There is no credible evidence that the “UGG” term was in general use (either a brand, trade name or generic term) prior to Shane Stedman’s adoption and use of the UGH trademark in the late 1960s. Indeed, Shane says he invented it.
|Blue Mountains Ugg Boots have been manufacturing “uggs” since 1933.||No evidence supports the 1933 claim. The New South Wales business name "BLUE MOUNTAINS UGG BOOTS" No. U9915006 was first registered on 2 September 1998. This company applied to register the Australian trade mark No. 998335 for "BLUE MOUNTAINS UGG BOOTS" on 16 April 2004.|
|Frank Mortel of Mortels Sheepskin Factory has stated that he began manufacturing “ugg” boots in the late 1950s.||No evidence supports the 1950s claim. A search of the Australia company registry reveals that “Mortels Sheepskins” was first registered in 1985 and that “Mortels Sheepskin Factory Pty Ltd” was first registered to do business in 2002.|
|Some Australian manufacturers were using "Ugg" to describe sheepskin boots in the 1950’s or earlier, with the earliest use traced to World War I Aviators that allegedly wore "flying ugg" boots, and Australian dictionaries have long had entries for UGG.||Other than unsupported folklore, no credible evidence of such use is known. The basis for the World War I aviator stories appears to relate to an alleged exhibit at the Canadian War Museum uses the term "fug" to describe sheepskin lined footwear or socks of World War I aviators. Any connection between the term "fug" and "flying ugg," however, is pure speculation. UGG first appeared in the Macquarie dictionary in the early 1980’s, and shortly thereafter Macquarie corrected its entry to show the proprietary trade mark status of UGG. The assertions that UGH or UGG was a generic prior to 1971 is not supported by any dictionaries or other credible sources, and consists mainly of unsubstantiated rumor.|
|Australian aviators wore "fug" boots in World War I, which is a shortened version of "flying ugg."||British WWI pilots are reported to have worn "fug" boots, but there is no evidence of any connection to Australia or to "fug" being a shortened version of "flying ugg." Instead, the invention of "fug" boots is widely attributed to British WWI flying ace Lanoe Hawker.
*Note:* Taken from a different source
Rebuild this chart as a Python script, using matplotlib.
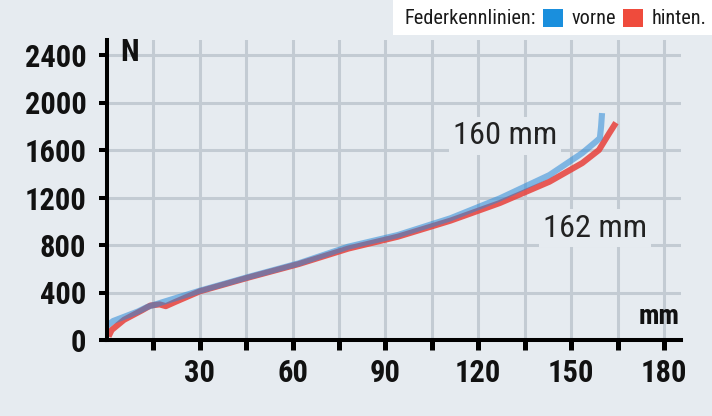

Aerodome Forum explains, ““Fug,” by the way, is a slang term meaning close and fusty, as in the warm stuffiness of an RFC mess (in which, we are told, the windows were never opened, even in summer, because pilots treasured being warm).” “They were basically a kind of hip-wader, but lined with fur or fleece (and sometimes covered that way as well).” See, http://www.theaerodrome.com/forum/other-wwi-aviation/17155-wwi-aviators-clothing-uniforms-2.html. See also, http://www.iwm.org.uk/collections/item/object/30016195, and https://www.storeslider.com/rare-original-wwi-british-royal-flying-corps-fug-221919981102e.html.|
|If UGG is generic in Australia, it is permissible for Australian companies to promote and sell footwear with an UGG label around the world over the internet.||Trademark laws are national. A term might be generic in one country and a valid trademark in others, e.g. HOOVER. The simple fact is that UGG is an established, recognized and protected trademark in the U.S., Canada, the U.K., Europe, China, Japan and Korea, and scores of other countries. Australian dealers that use “UGG” to sell boots on the internet deceive and confuse international consumers and infringe Deckers’ rights. It is unlawful. IP Australia, the Australian Trademark Office, confirmed this in their UGG Boot Fact Sheet which states:
"The Internet provides easy access to global markets and takes no account of national borders. If you are trading on the Internet you need to understand the laws of the country into which you are selling goods or services. If you place an offer for sale on the Internet in Australia that invites purchase from overseas, this can amount to trading overseas and could leave you vulnerable to legal action and expensive litigation."